Le col du Hundsruck est alors une lutte contre le sommeil. Certains s’endorment presque, à l’arrêt sur leur machine. D’autres préfèrent stopper une petite demi-heure pour se reposer. La descente sur Masevaux emmène les participants au pied de la dernière ascension de taille : le Ballon d’Alsace, une troisième fois par le côté manquant, celui du lac de Sewen. Une descente puis plusieurs kilomètres de plat ramènent tout le monde vers Luxueil. Un dernier coup de rein est à donner dans le col de la Chevestraye puis, au passage au village de Servance, le dernier point de contrôle avant l’arrivée. Il reste alors 40 kilomètres ponctués de petits raidards présentant des pourcentages à deux chiffres comme s’il y avait besoin d’épuiser un peu plus les coureurs. Enfin le retour à l’Abbaye Saint-Colomban pour un dernier contrôle temps finalise le parcours. Douche, collation et surtout sieste attendant ceux qui en ont fini.
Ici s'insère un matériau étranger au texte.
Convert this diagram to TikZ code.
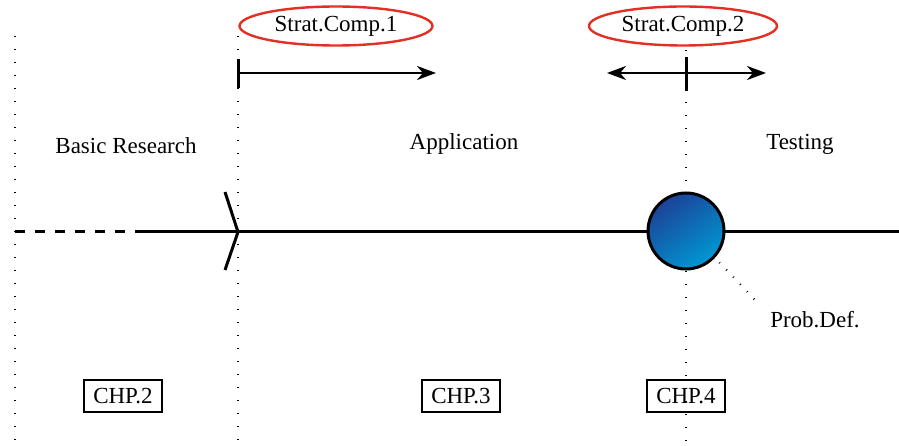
\documentclass[tikz,border=0pt]{standalone}
\usepackage{fontspec}
\setmainfont{Liberation Serif}
\usetikzlibrary{arrows.meta,shapes.geometric}
\definecolor{ellred}{RGB}{226,48,36}
\definecolor{dkblue}{RGB}{28,66,150}
\definecolor{ltblue}{RGB}{0,152,212}
\tikzset{
  guide/.style={line width=1.6pt, dash pattern=on 0.6pt off 12.4pt},
  txt/.style={font=\fontsize{23}{27}\selectfont},
  lbl/.style={txt, inner sep=0pt},
  strat/.style={ellipse, draw=ellred, line width=2.4pt, txt, minimum width=#1, minimum height=39pt, inner sep=0pt},
  chp/.style={draw, line width=2.4pt, txt, minimum width=78pt, minimum height=32pt, inner sep=0pt},
  mainline/.style={line width=3pt},
  >={Stealth[length=19pt,width=14pt,inset=6pt]},
}
\begin{document}
\begin{tikzpicture}[x=1pt,y=-1pt]
\useasboundingbox (0,0) rectangle (899,446);
% guides
\coordinate (g1t) at (15,36); \coordinate (g1b) at (15,446);
\coordinate (g2t) at (238,36); \coordinate (g2b) at (238,446);
\coordinate (g3t) at (686,50); \coordinate (g3b) at (686,446);
\draw[guide] (g1t) -- (g1b);
\draw[guide] (g2t) -- (g2b);
\draw[guide] (g3t) -- (g3b);
% ellipses
\node[strat=193pt] (s1) at (336,26) {Strat.Comp.1};
\node[strat=188pt] (s2) at (683,26) {Strat.Comp.2};
% arrows
\coordinate (a1s) at (238,73); \coordinate (a1e) at (436,73);
\coordinate (b1t) at (238,59); \coordinate (b1b) at (238,88);
\draw[line width=2.5pt, ->] (a1s) -- (a1e);
\draw[line width=3pt] (b1t) -- (b1b);
\coordinate (a2s) at (607,73); \coordinate (a2e) at (766,73);
\coordinate (b2t) at (686,57); \coordinate (b2b) at (686,91);
\draw[line width=2.5pt, <->] (a2s) -- (a2e);
\draw[line width=3pt] (b2t) -- (b2b);
% labels
\node[lbl] (br) at (126,146) {Basic Research};
\node[lbl] (ap) at (464,144) {Application};
\node[lbl] (te) at (800,144) {Testing};
% main line
\coordinate (m0) at (15,232); \coordinate (m1) at (137,232);
\coordinate (m2) at (238,232); \coordinate (m3) at (899,232);
\draw[mainline, dash pattern=on 10pt off 10pt] (m0) -- (m1);
\draw[mainline] (m1) -- (m3);
\coordinate (c1) at (225,192); \coordinate (c2) at (225,270);
\draw[mainline, line join=miter] (c1) -- (m2) -- (c2);
% circle
\node[circle, draw, line width=3pt, minimum size=76pt, inner sep=0pt, top color=dkblue, bottom color=ltblue, shading angle=35] (pd) at (686,231) {};
\node[lbl] (pdl) at (815,320) {Prob.Def.};
\coordinate (pde) at (760,305);
\draw[line width=2.2pt, dash pattern=on 0.8pt off 9.2pt] (pd.-42) ++(4,5) -- (pde);
% boxes
\node[chp] (ch2) at (123,396) {CHP.2};
\node[chp] (ch3) at (461,396) {CHP.3};
\node[chp] (ch4) at (686,396) {CHP.4};
\end{tikzpicture}
\end{document}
Le remise des prix le dimanche sur les coups de 18h00 permet à l’organisation de terminer un week-end parfait. Les ravitaillements abondants et réguliers ont plu et l’apéritif local offert, où charcuterie, vin, bière et autres se rencontrent, est des plus convivial. Puis le micro circule, de mains en mains, et chaque participant peut donner ses réactions. Chacun est forcément passé par des hauts, des bas. Cette souffrance dans les moments difficiles qui nous poussent vers le meilleur, ces champions la connaissent parfaitement. Plus de vingt-quatre heures sur un vélo n’est pas une mince affaire. Un grand bravo à eux qui repartent épuisés mais ravis, leur panier garni de produits du terroir sous le bras et leur médaille autour du cou.